Gratitude List 24/01/2019
People pleasing and the serenity prayer.
I’ve always been a people pleaser and I’ve realised this is predominantly because I want to be a good person. But sometimes it’s based on a fear of letting people down. Like so many other things the serenity prayer seems to fit perfectly. When faced with this particular fear, I have asked my greater power for guidance through the serenity prayer. In return my greater power has directed me to the following three steps which have helped me hugely.
First Step – ACCEPT. In my experience, something must’ve happened for the fear to be created – examples are running late for an appointment due to traffic or being put in a difficult situation, either by myself or another, whereby someone’s values will be challenged. Whatever it is, it’s in the past and therefore I have to accept it for what it is – I cannot change it.
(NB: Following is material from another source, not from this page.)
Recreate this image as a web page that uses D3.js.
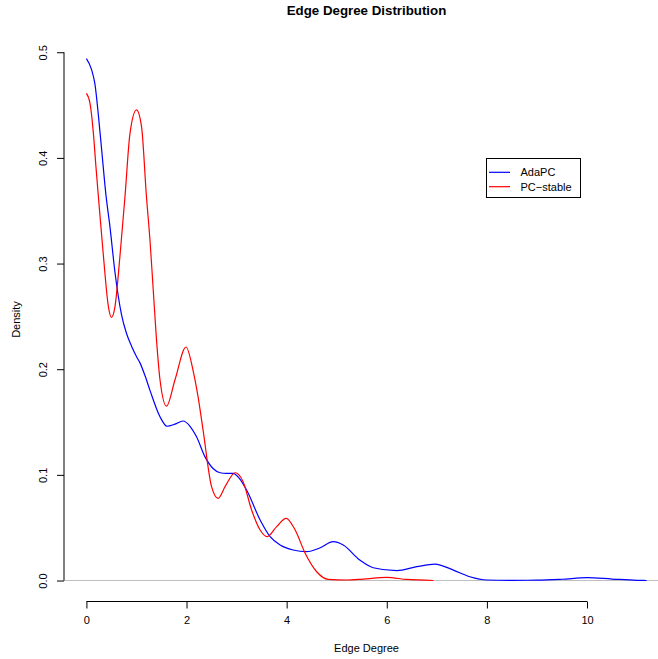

Second Step – CHANGE. From that point, I ask ‘is there anything I can change?’ First and foremost I can always put my fear down on paper, pray and hand it over to my greater power. If I’ve been guided towards further action, then while I’m on my knees I can pray for the required courage. Any following action needs to be within spiritual lines, there’s no point taking the easy way out with an insincere act. For example, a lie to cover a lie, or cause harm to another just to save my own neck.
Third Step – ACCEPT. If further action is required, then I need to remind myself I have no control as to how someone reacts to it. It maybe, that despite doing the next right thing, I could upset another. Fearing this could prevent me from doing what I need to. I need to accept the things I cannot change – that includes other people and how they react. I can’t please everyone.
No scenario is the same. Above is just one. When to accept? When to change? It’s never straightforward. That’s why there is so much importance on the prayer itself, I am asking my greater power for some help and willing to wait and listen for the answer through meditation.
Today I am grateful for the wisdom to know the difference.